If you want to access configuration for a particular section you would call Composite.Core.Configuration.ConfigurationServices.ConfigurationSource.GetSection(".. section name") and cast it to your specific type and your good to go.
Adding extra properties to already defined sections
Normally .Net would complain if you write elements or attributes in the .config files that aren't recognized by the type responsible for the section or for the element. This makes it hard to write a truly flexible module-system where external authors can add specific configuration options to their providers, and therefor we have the notion of a Assembler. Its a ConfigurationElement class with a Microsoft.Practices.EnterpriseLibrary.Common.Configuration.ObjectBuilder.AssemblerAttribute attribute assigned to it that in turns takes a Microsoft.Practices.EnterpriseLibrary.Common.Configuration.ObjectBuilder.IAssembler interface as argument that is responsible for getting these custom attributes and values from the element in the .config file and emit usable object from it.
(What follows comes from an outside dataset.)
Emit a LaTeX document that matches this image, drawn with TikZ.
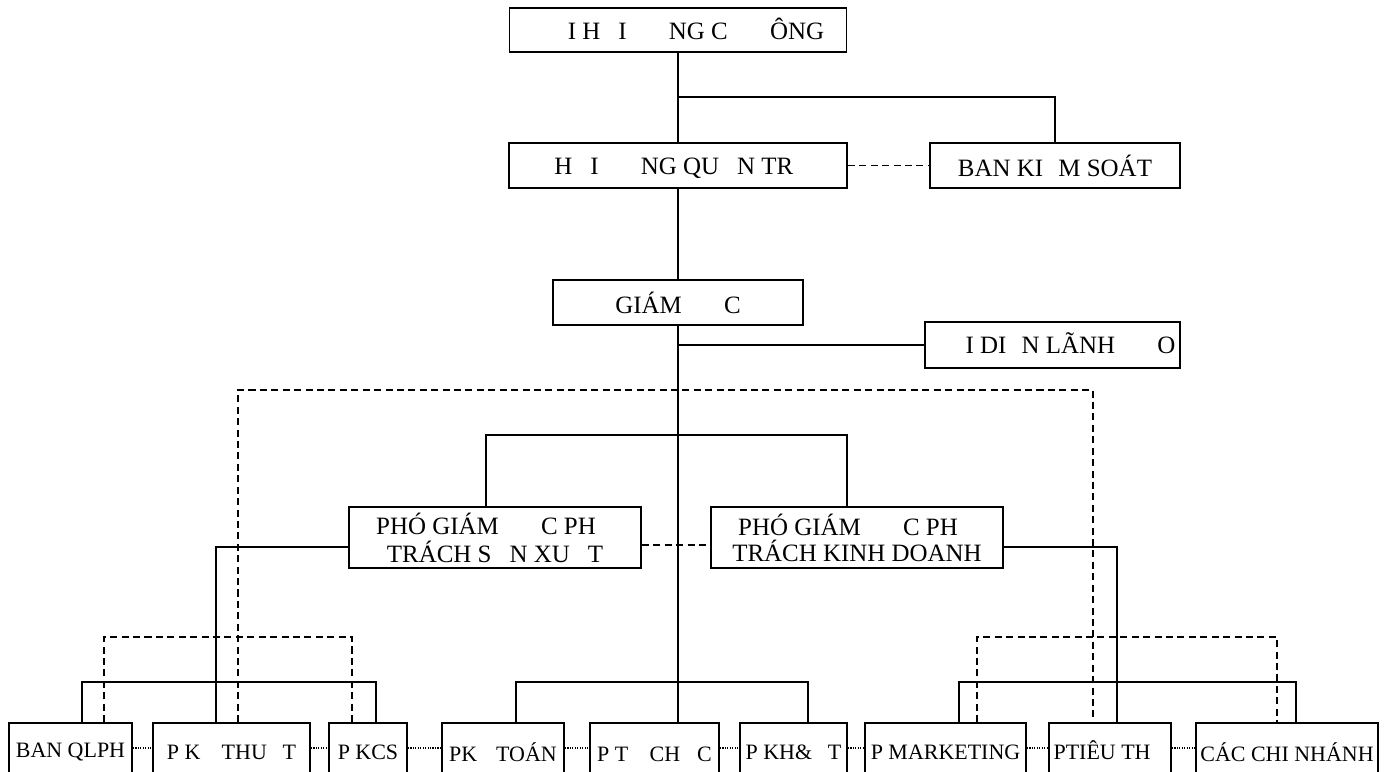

This way .Net won't complain about an invalid .config file, since we inject a ConfigurationElement object that has properties for all our custom attributes, and we can get hold of them when reading the configuration through the IAssembler
Slides
Some overview slides can be found on these lins
Overview
Extensibility points
Page request handling
Function system
Data system
Data type system
Inspiration and examples
The C1Contrib project on GitHub is a very good introduction how to interact with the different parts of C1. Its a collection of small packages, that can be used as it is, or for inspiration. There are packages that manipulates with dynamic types to enable interface inheritance. Other packages uses the javascript api in the console, while others show how to make Function Providers, Trees and hook commands unto existing elements. There is even examples of how to manipulate with the Soap webservice communication going on between client and server so you can make it do things the way you want it. And the list goes on.